**Exercise description**
Retype, exactly as they stand, the lines from the start of the data to the line that contains "import numpy as np", both ends included. Leave the pictures out.

Data entries:
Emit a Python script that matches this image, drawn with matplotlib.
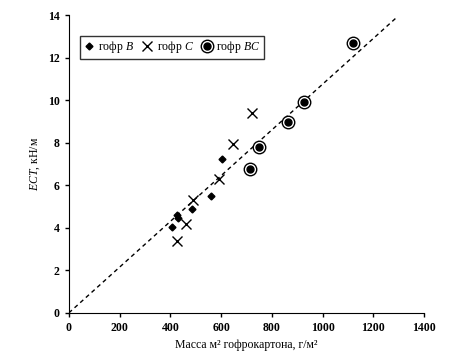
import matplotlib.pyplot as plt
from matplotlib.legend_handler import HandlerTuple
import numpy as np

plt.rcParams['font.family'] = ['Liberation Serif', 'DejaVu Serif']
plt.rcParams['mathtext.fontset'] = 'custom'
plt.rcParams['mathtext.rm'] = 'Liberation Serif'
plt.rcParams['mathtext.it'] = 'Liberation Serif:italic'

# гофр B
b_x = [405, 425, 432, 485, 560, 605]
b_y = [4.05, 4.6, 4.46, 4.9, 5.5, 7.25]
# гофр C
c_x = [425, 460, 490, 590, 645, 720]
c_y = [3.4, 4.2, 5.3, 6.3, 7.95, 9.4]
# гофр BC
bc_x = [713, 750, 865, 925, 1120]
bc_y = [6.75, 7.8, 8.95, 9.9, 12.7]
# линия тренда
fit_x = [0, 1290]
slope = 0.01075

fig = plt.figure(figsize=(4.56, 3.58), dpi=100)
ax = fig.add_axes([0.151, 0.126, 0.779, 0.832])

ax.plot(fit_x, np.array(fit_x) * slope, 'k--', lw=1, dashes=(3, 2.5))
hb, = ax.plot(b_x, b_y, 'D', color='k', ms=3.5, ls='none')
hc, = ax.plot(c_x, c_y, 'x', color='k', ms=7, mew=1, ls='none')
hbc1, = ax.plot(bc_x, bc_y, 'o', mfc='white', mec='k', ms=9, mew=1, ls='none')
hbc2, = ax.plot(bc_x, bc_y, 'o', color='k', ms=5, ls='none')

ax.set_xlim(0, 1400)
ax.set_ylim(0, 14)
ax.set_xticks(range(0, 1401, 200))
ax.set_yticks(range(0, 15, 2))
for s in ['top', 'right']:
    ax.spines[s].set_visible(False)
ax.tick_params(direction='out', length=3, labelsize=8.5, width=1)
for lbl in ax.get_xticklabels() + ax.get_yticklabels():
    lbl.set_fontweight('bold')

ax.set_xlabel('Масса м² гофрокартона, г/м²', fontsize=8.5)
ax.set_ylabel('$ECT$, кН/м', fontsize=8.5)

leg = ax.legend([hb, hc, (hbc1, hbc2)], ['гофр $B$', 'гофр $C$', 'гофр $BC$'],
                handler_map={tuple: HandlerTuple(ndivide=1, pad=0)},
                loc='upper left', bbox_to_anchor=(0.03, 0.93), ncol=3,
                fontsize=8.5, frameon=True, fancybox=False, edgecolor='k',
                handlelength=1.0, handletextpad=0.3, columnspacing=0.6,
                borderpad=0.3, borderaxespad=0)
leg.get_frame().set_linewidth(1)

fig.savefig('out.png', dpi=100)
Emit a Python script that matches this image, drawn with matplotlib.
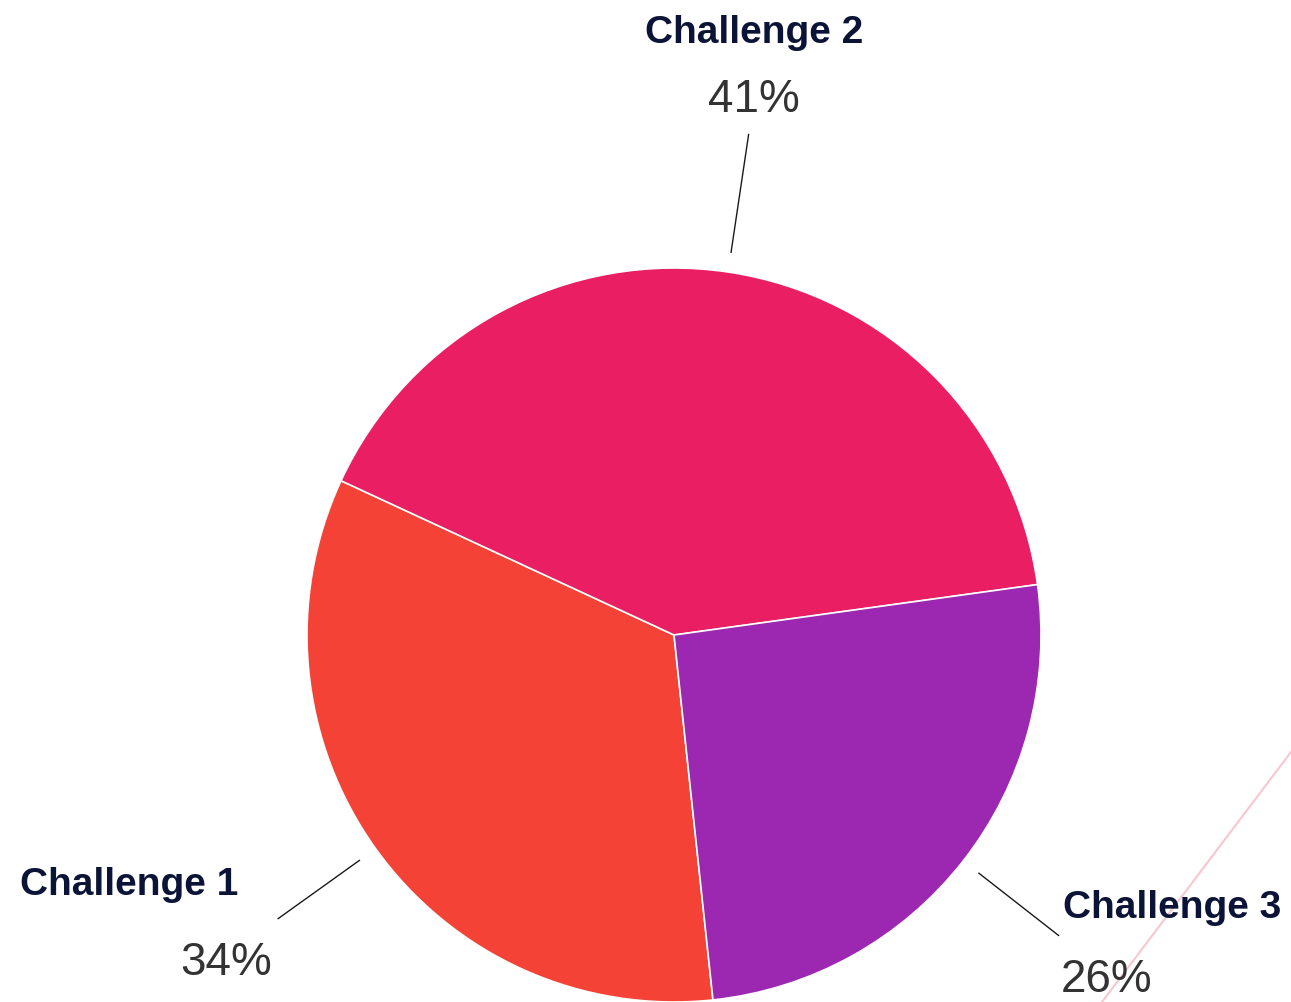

**Solution to this problem**
Emit a Python script that matches this image, drawn with matplotlib.
import matplotlib.pyplot as plt
from matplotlib.legend_handler import HandlerTuple
import numpy as np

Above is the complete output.